**SUPPLIED RECORDS**
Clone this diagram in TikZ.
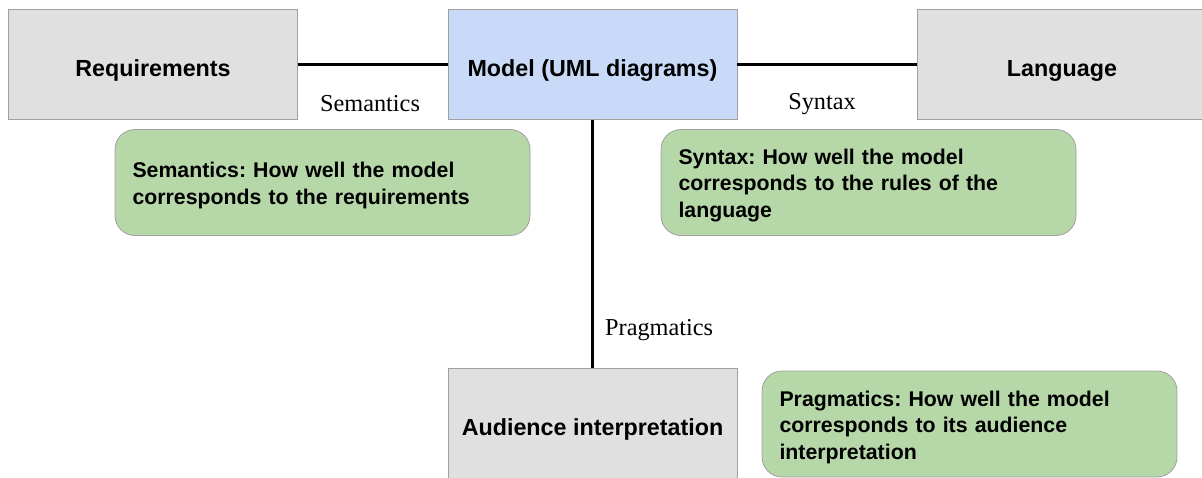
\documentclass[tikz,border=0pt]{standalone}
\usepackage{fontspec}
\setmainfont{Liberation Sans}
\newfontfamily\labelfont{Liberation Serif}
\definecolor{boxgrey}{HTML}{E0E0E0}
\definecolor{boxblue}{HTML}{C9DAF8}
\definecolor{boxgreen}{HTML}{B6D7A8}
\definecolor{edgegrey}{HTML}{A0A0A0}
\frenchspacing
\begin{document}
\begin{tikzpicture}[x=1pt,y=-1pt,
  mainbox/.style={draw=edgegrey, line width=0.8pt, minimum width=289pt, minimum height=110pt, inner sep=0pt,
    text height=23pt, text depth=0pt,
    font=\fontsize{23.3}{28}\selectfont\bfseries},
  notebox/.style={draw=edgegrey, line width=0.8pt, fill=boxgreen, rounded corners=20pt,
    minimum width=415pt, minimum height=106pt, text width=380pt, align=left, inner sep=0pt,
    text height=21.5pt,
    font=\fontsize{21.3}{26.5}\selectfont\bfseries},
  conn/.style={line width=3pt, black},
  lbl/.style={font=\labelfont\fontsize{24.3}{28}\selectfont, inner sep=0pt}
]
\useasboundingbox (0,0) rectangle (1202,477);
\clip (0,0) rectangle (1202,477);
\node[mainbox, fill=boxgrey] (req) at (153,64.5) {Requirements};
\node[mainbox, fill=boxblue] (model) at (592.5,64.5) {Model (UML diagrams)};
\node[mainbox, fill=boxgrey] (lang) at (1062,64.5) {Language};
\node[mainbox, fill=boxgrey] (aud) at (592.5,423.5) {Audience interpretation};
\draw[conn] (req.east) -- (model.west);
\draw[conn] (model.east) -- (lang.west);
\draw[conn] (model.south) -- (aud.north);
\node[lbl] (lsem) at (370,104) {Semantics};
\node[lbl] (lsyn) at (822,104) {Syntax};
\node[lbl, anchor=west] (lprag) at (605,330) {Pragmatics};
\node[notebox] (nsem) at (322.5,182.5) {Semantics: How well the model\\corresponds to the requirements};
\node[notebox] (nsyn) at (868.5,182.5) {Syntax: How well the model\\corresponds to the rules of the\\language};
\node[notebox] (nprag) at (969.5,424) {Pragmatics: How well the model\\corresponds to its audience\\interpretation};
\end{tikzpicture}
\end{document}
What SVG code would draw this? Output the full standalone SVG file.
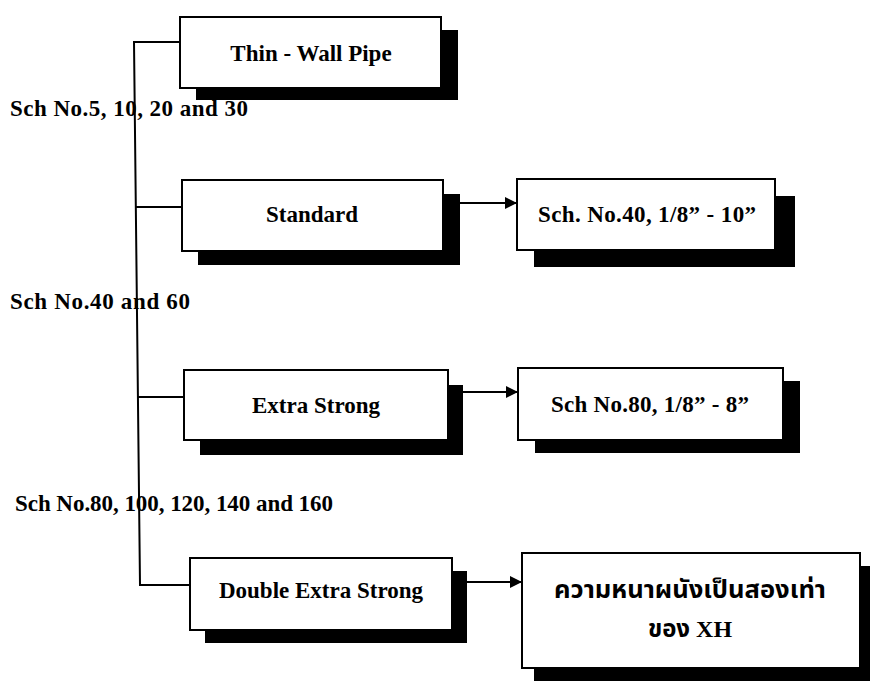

**THE TASK**
Look through the records and gather every line containing "standalone".

**RESULT**
\documentclass[tikz,border=0pt]{standalone}
What SVG code would draw this? Output the full standalone SVG file.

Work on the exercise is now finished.